* Do this
Reproduce the listing below in full and without alteration, apart from its pictures.

● ● ● ● ●

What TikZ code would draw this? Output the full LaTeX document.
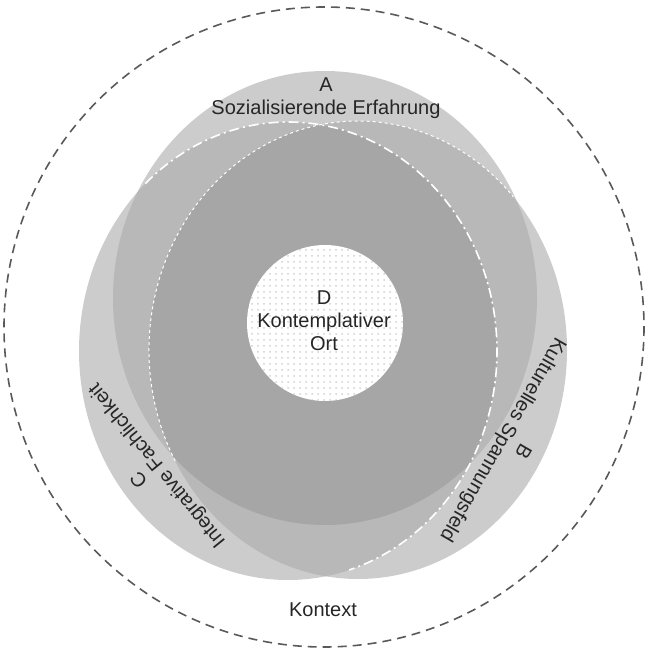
\documentclass[tikz,border=0pt]{standalone}
\usepackage{fontspec}
\setmainfont{Liberation Sans}
\usetikzlibrary{patterns}
\def\areaA{(325,298) ellipse [x radius=212, y radius=227]}
\def\areaB{(358,350) ellipse [x radius=209, y radius=229]}
\def\areaC{(288,351) ellipse [x radius=209, y radius=229]}
\colorlet{grayone}{black!20}
\colorlet{graytwo}{black!28}
\colorlet{graythree}{black!35}
\begin{document}
\begin{tikzpicture}[x=0.5pt,y=-0.5pt,
  lbltext/.style={align=center,text=black!85,font=\fontsize{10}{11.5}\selectfont,inner sep=0pt},
  finedash/.style={white,line width=0.5pt,dash pattern=on 1.5pt off 1.5pt},
  dashdot/.style={white,line width=0.8pt,dash pattern=on 5pt off 2pt on 1pt off 2pt}]
\useasboundingbox (0,0) rectangle (648,652);
% Kontext
\draw [black!65,line width=0.8pt,dash pattern=on 4.5pt off 3pt] (324,327) circle [radius=320];
% A, B, C
\fill [grayone] \areaA;
\fill [grayone] \areaB;
\fill [grayone] \areaC;
\begin{scope}
\clip \areaA;
\fill [graytwo] \areaB;
\fill [graytwo] \areaC;
\end{scope}
\begin{scope}
\clip \areaB;
\fill [graytwo] \areaC;
\end{scope}
\begin{scope}
\clip \areaA; \clip \areaB;
\fill [graythree] \areaC;
\end{scope}
\draw [finedash] (358,350) ++(151:209 and 229) arc [start angle=151,end angle=318,x radius=209,y radius=229];
\draw [dashdot] (288,351) ++(-133:209 and 229) arc [start angle=-133,end angle=73,x radius=209,y radius=229];
% D
\fill [white] (325,323) circle [radius=78];
\fill [pattern=dots,pattern color=black!18] (325,323) circle [radius=78];
\node [lbltext] (sozial) at (326,98) {A\\Sozialisierende Erfahrung};
\node [lbltext] (kontempl) at (324,321) {D\\Kontemplativer\\Ort};
\node [lbltext,rotate=-120] (kultur) at (512,445) {B\\Kulturelles Spannungsfeld};
\node [lbltext,rotate=129] (fach) at (149,472) {C\\Integrative Fachlichkeit};
\node [lbltext] (kontext) at (323,610) {Kontext};
\end{tikzpicture}
\end{document}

● ● ● ● ●

* Exercise result
What TikZ code would draw this? Output the full LaTeX document.
\documentclass[tikz,border=0pt]{standalone}
\usepackage{fontspec}
\setmainfont{Liberation Sans}
\usetikzlibrary{patterns}
\def\areaA{(325,298) ellipse [x radius=212, y radius=227]}
\def\areaB{(358,350) ellipse [x radius=209, y radius=229]}
\def\areaC{(288,351) ellipse [x radius=209, y radius=229]}
\colorlet{grayone}{black!20}
\colorlet{graytwo}{black!28}
\colorlet{graythree}{black!35}
\begin{document}
\begin{tikzpicture}[x=0.5pt,y=-0.5pt,
  lbltext/.style={align=center,text=black!85,font=\fontsize{10}{11.5}\selectfont,inner sep=0pt},
  finedash/.style={white,line width=0.5pt,dash pattern=on 1.5pt off 1.5pt},
  dashdot/.style={white,line width=0.8pt,dash pattern=on 5pt off 2pt on 1pt off 2pt}]
\useasboundingbox (0,0) rectangle (648,652);
% Kontext
\draw [black!65,line width=0.8pt,dash pattern=on 4.5pt off 3pt] (324,327) circle [radius=320];
% A, B, C
\fill [grayone] \areaA;
\fill [grayone] \areaB;
\fill [grayone] \areaC;
\begin{scope}
\clip \areaA;
\fill [graytwo] \areaB;
\fill [graytwo] \areaC;
\end{scope}
\begin{scope}
\clip \areaB;
\fill [graytwo] \areaC;
\end{scope}
\begin{scope}
\clip \areaA; \clip \areaB;
\fill [graythree] \areaC;
\end{scope}
\draw [finedash] (358,350) ++(151:209 and 229) arc [start angle=151,end angle=318,x radius=209,y radius=229];
\draw [dashdot] (288,351) ++(-133:209 and 229) arc [start angle=-133,end angle=73,x radius=209,y radius=229];
% D
\fill [white] (325,323) circle [radius=78];
\fill [pattern=dots,pattern color=black!18] (325,323) circle [radius=78];
\node [lbltext] (sozial) at (326,98) {A\\Sozialisierende Erfahrung};
\node [lbltext] (kontempl) at (324,321) {D\\Kontemplativer\\Ort};
\node [lbltext,rotate=-120] (kultur) at (512,445) {B\\Kulturelles Spannungsfeld};
\node [lbltext,rotate=129] (fach) at (149,472) {C\\Integrative Fachlichkeit};
\node [lbltext] (kontext) at (323,610) {Kontext};
\end{tikzpicture}
\end{document}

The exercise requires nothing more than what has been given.